I always speak well about our experience with them, but we left the last place we rented through them over 3 years ago. The first flat we bought in Madrid is still let to a tenant through EMVS but the last time we had any contact was during the letting process over 4 years ago.

It would be good to get an up to date opinion on their services.


----------



## Timoteo7 (Feb 15, 2016)

I visited C/Palos de la Frontera 13 this morning. Two Madrid extranjeria offices and the Agencia Tributaria made a more favorable impression than their equivalents in the states, but the EMVS reminded me of a bad California DMV office before computer appointments. 

A *zoo*! Maybe I showed up on the wrong day at the wrong time. Lines snaking to and fro in the lobby, under multiple computer screens calling out appt. numbers - A15, B017; like that -- and a bitter argument and near shoving match between two customers ahead of me. I am a less-than-fluent Spanish speaker, couldn't believe I'd get anywhere I wanted to get, left.
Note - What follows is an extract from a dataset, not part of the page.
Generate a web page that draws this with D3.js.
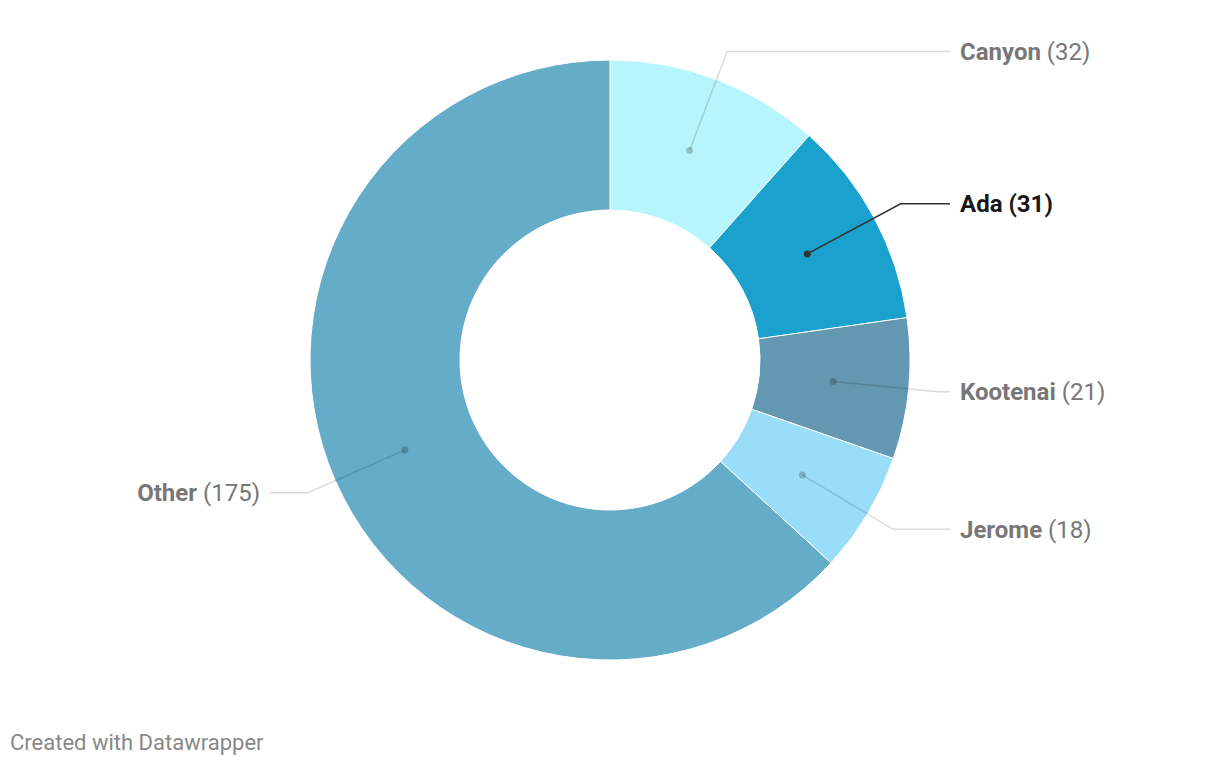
<!DOCTYPE html>
<html><head><meta charset="utf-8">
<script src="https://cdn.jsdelivr.net/npm/d3@7"></script>
<style>
body{margin:0;background:#fff;font-family:Roboto,sans-serif;}
svg{display:block;}
</style></head>
<body>
<svg id="chart" width="1220" height="766"></svg>
<script>
const categories = ["Canyon", "Ada", "Kootenai", "Jerome", "Other"];
const values = [32, 31, 21, 18, 175];
const colors = ["#b5f5fb", "#1aa1ce", "#6497b1", "#9addf8", "#64acc8"];
const highlighted = ["Ada"];

const W = 1220, H = 766;
const cx = 610, cy = 360, rOuter = 300, rInner = 150;
const svg = d3.select("#chart");
const g = svg.append("g").attr("transform", `translate(${cx},${cy})`);

const data = categories.map((c, i) => ({name: c, value: values[i], color: colors[i]}));
const pie = d3.pie().value(d => d.value).sort(null);
const arcs = pie(data);
const arc = d3.arc().innerRadius(rInner).outerRadius(rOuter);
const midArc = d3.arc().innerRadius(224).outerRadius(224);
const elbowArc = d3.arc().innerRadius(330).outerRadius(330);

g.selectAll("path.slice").data(arcs).join("path")
  .attr("class", "slice")
  .attr("d", arc)
  .attr("fill", d => d.data.color)
  .attr("stroke", "#fff").attr("stroke-width", 1);

arcs.forEach(a => {
  const hl = highlighted.includes(a.data.name);
  const p0 = midArc.centroid(a);
  const p1 = elbowArc.centroid(a);
  const right = p1[0] > 0;
  const xEnd = right ? 950 - cx : 270 - cx;
  g.append("polyline")
    .attr("points", [p0, p1, [xEnd, p1[1]]].map(p => p.join(",")).join(" "))
    .attr("fill", "none")
    .attr("stroke", hl ? "#333" : "#000")
    .attr("stroke-opacity", hl ? 1 : 0.14)
    .attr("stroke-width", 1.5);
  g.append("circle").attr("cx", p0[0]).attr("cy", p0[1]).attr("r", 3.5)
    .attr("fill", hl ? "#333" : "#000").attr("fill-opacity", hl ? 1 : 0.2);
  const t = g.append("text")
    .attr("x", right ? xEnd + 10 : xEnd - 10)
    .attr("y", p1[1])
    .attr("dy", "0.35em")
    .attr("text-anchor", right ? "start" : "end")
    .attr("font-size", 24)
    .attr("fill", hl ? "#181818" : "#777");
  t.append("tspan").attr("font-weight", 700).text(a.data.name);
  t.append("tspan").attr("font-weight", hl ? 700 : 400).text(` (${a.data.value})`);
});

svg.append("text").attr("x", 10).attr("y", 750)
  .attr("font-size", 22).attr("fill", "#888")
  .text("Created with Datawrapper");
</script>
</body></html>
I might have had better luck by simply registering online: https://www.emvs.es/Alquiler/ServiciosDisponibles/Inquilinos/Paginas/formInscripcionInquilinos.aspx .

My Spanish teacher found his rental through searches on idealista and fotocasa, didn't mention the EMVS. I should check back with him.

I've found a gestor here to review a rental contract, and have the .pdf of Spanish rental law referred to earlier. I may stand by those resources.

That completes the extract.